Las dificultades económicas la hacían caminar cada vez más rápido. Así la recuerdo, perfectamente, las muchas veces que la vi alejarse por el andador a tomar el pesero. Aprendí de ella que el dinero honesto se gana con esfuerzo, claro, pero también que una vida sencilla exalta cosas tan esenciales como salir a jugar en la calle o en un parque vestido con una simple playera, un pantalón parchado y de “brinca charcos”, sin la necesidad de tener juguetes caros. Y que la generosidad con los que no tienen es muy importante. Hoy va despacito pero tal vez su tenacidad y amor por la vida es más demostrable que nunca, enferma de un padecimiento crónico pero manteniendo su autosuficiencia para entrar a la iglesia o ir por ese heladito.

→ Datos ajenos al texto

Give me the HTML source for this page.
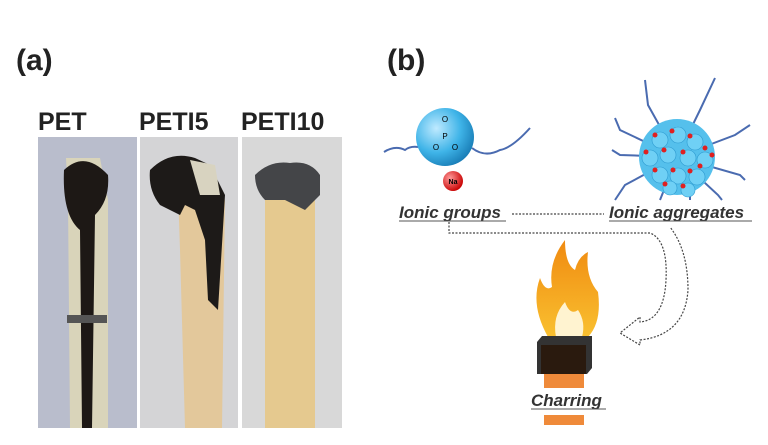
<!DOCTYPE html>
<html><head><style>
body{margin:0;width:768px;height:445px;background:#fff;overflow:hidden;position:relative;font-family:"Liberation Sans",Arial,sans-serif}
.t{position:absolute;font-weight:bold;color:#222}
</style></head><body>
<div class="t" style="left:16px;top:44px;font-size:30px">(a)</div>
<div class="t" style="left:387px;top:44px;font-size:30px">(b)</div>
<div class="t" style="left:38px;top:108px;font-size:25px">PET</div>
<div class="t" style="left:139px;top:108px;font-size:25px">PETI5</div>
<div class="t" style="left:241px;top:108px;font-size:25px">PETI10</div>
<svg width="768" height="445" style="position:absolute;left:0;top:0">
<defs>
<radialGradient id="bl" cx="0.35" cy="0.35" r="0.7"><stop offset="0" stop-color="#bfeaff"/><stop offset="0.6" stop-color="#3fb4e8"/><stop offset="1" stop-color="#1a7fb8"/></radialGradient>
<radialGradient id="rd" cx="0.35" cy="0.35" r="0.7"><stop offset="0" stop-color="#ff9a9a"/><stop offset="1" stop-color="#c80000"/></radialGradient>
<linearGradient id="fl" x1="0" y1="0" x2="0" y2="1"><stop offset="0" stop-color="#f08a10"/><stop offset="1" stop-color="#f9c030"/></linearGradient>
</defs>
<rect x="38" y="137" width="99" height="291" fill="#b9bdcc"/>
<rect x="140" y="137" width="98" height="291" fill="#d4d4d6"/>
<rect x="242" y="137" width="100" height="291" fill="#d8d8d8"/>
<path d="M66 158 L100 158 L108 200 L108 428 L70 428 L68 200 Z" fill="#d9d4ba"/>
<path d="M64 170 Q85 150 108 175 Q110 200 95 215 L92 428 L82 428 L80 230 Q62 215 64 170Z" fill="#1d1815"/>
<rect x="67" y="315" width="40" height="8" fill="#555"/>
<path d="M178 190 L205 175 L225 200 L222 428 L185 428 L180 250Z" fill="#e3c89b"/>
<path d="M150 170 Q170 150 195 158 L210 165 L225 195 L218 310 L208 300 L205 240 L195 210 L185 205 L180 215 L160 205 Q148 190 150 170Z" fill="#1d1a18"/>
<path d="M190 160 L215 165 L220 195 L200 195Z" fill="#d8d3c0"/>
<rect x="265" y="190" width="50" height="238" fill="#e5c98f"/>
<path d="M255 175 Q270 160 290 163 Q310 160 320 175 L320 195 L305 210 L285 200 L265 200 Q255 190 255 175Z" fill="#444548"/>
<path d="M384 152 Q395 145 405 150 Q410 146 418 147 M472 148 Q485 158 500 150 Q512 148 530 128" stroke="#4a6bb0" stroke-width="2" fill="none"/>
<circle cx="445" cy="137" r="29" fill="url(#bl)"/>
<text x="445" y="122" font-size="8" text-anchor="middle">O</text>
<text x="445" y="139" font-size="8" text-anchor="middle">P</text>
<text x="436" y="150" font-size="8" text-anchor="middle">O</text>
<text x="455" y="150" font-size="8" text-anchor="middle">O</text>
<circle cx="453" cy="181" r="10" fill="url(#rd)"/>
<text x="453" y="184" font-size="7" font-weight="bold" text-anchor="middle">Na</text>
<g stroke="#4a6bb0" stroke-width="2" fill="none">
<path d="M677 157 L648 105 L645 80 M677 157 L700 110 L715 78 M677 157 L735 135 L750 125 M677 157 L740 175 L745 180 M677 157 L718 195 L722 200 M677 157 L690 195 L690 200 M677 157 L662 195 L660 200 M677 157 L625 185 L615 200 M677 157 L620 155 L612 150 M677 157 L620 130 L615 118"/>
</g>
<circle cx="677" cy="157" r="38" fill="#55c0ec"/>
<g fill="#6fd0f5" stroke="#2d9ad0" stroke-width="0.6">
<circle cx="660" cy="140" r="8"/><circle cx="678" cy="135" r="8"/><circle cx="695" cy="142" r="8"/><circle cx="650" cy="158" r="8"/><circle cx="668" cy="155" r="8"/><circle cx="688" cy="158" r="8"/><circle cx="705" cy="160" r="8"/><circle cx="660" cy="175" r="8"/><circle cx="678" cy="176" r="8"/><circle cx="697" cy="177" r="8"/><circle cx="670" cy="188" r="7"/><circle cx="688" cy="190" r="7"/>
</g>
<g fill="#e02020">
<circle cx="655" cy="135" r="2.5"/><circle cx="672" cy="131" r="2.5"/><circle cx="690" cy="136" r="2.5"/><circle cx="705" cy="148" r="2.5"/><circle cx="646" cy="152" r="2.5"/><circle cx="664" cy="150" r="2.5"/><circle cx="683" cy="152" r="2.5"/><circle cx="700" cy="166" r="2.5"/><circle cx="655" cy="170" r="2.5"/><circle cx="673" cy="170" r="2.5"/><circle cx="690" cy="171" r="2.5"/><circle cx="665" cy="184" r="2.5"/><circle cx="683" cy="186" r="2.5"/><circle cx="712" cy="155" r="2.5"/>
</g>
<path d="M548 337 Q530 305 540 278 Q545 292 552 287 Q548 262 565 240 Q565 264 575 270 Q578 257 588 252 Q585 277 598 292 Q602 322 588 337Z" fill="url(#fl)"/>
<path d="M556 337 Q552 316 565 302 Q570 316 578 310 Q586 322 582 337Z" fill="#fff3d0"/>
<rect x="544" y="373" width="40" height="15" fill="#ef8a3a"/>
<rect x="544" y="415" width="40" height="10" fill="#ef8a3a"/>
<polygon points="537,342 542,336 592,336 592,368 587,374 537,374" fill="#333"/>
<rect x="541" y="345" width="45" height="29" fill="#2a1a0e"/>
<g font-size="17" font-weight="bold" font-style="italic" fill="#333">
<text x="399" y="218">Ionic groups</text>
<text x="609" y="218">Ionic aggregates</text>
<text x="531" y="406">Charring</text>
</g>
<g stroke="#555" stroke-width="1">
<line x1="399" y1="221" x2="506" y2="221"/><line x1="609" y1="221" x2="752" y2="221"/><line x1="531" y1="409" x2="606" y2="409"/>
</g>
<g stroke="#444" stroke-width="1.2" stroke-dasharray="2,1.5" fill="none">
<line x1="512" y1="214" x2="604" y2="214"/>
<path d="M449 222 L449 233 L650 233 Q668 240 666 280 Q664 320 640 322 L640 317 L620 333 L640 345 L640 340 Q685 335 688 290 Q688 250 670 227"/>
</g>
</svg>
</body></html>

El recuerdo más lejano que tengo de ella es que yo, muy pequeño, recibía su tierna entonación de canciones de cuna. También que me leía. Más tarde, que nos despertaba por las mañanas para ir a la escuela con el programa radiofónico Batas, pijamas y pantuflas, como conté alguna vez por aquí. Mi solitaria adolescencia nos hizo distanciarnos cuando me iba a ahogar penas tempranas en el café. Luego mis aires de rebeldía rocanrolera agitaron hasta que un día, cuando yo ya trabajaba y había terminado la licenciatura, me fui de la casa. Sé lo duro que fue para ella.

Unos años más tarde caí en el diván, ese extraño espacio donde se extrapolan los desencuentros para luego entender y perdonar. Hablar, aclarar, sanar. Y así han pasado los años con sus estiras y sus aflojas. Pero hoy conozco mejor la forma en que mi mamá me ha dado su amor, algo que vive en mí todos los días, tristes o alegres. Me lo dijo hace muy poco una amiga, que se ha vuelto entrañable por su solidaridad y su cariño, cuando se lo conté. Mi mamá fue y es admirable.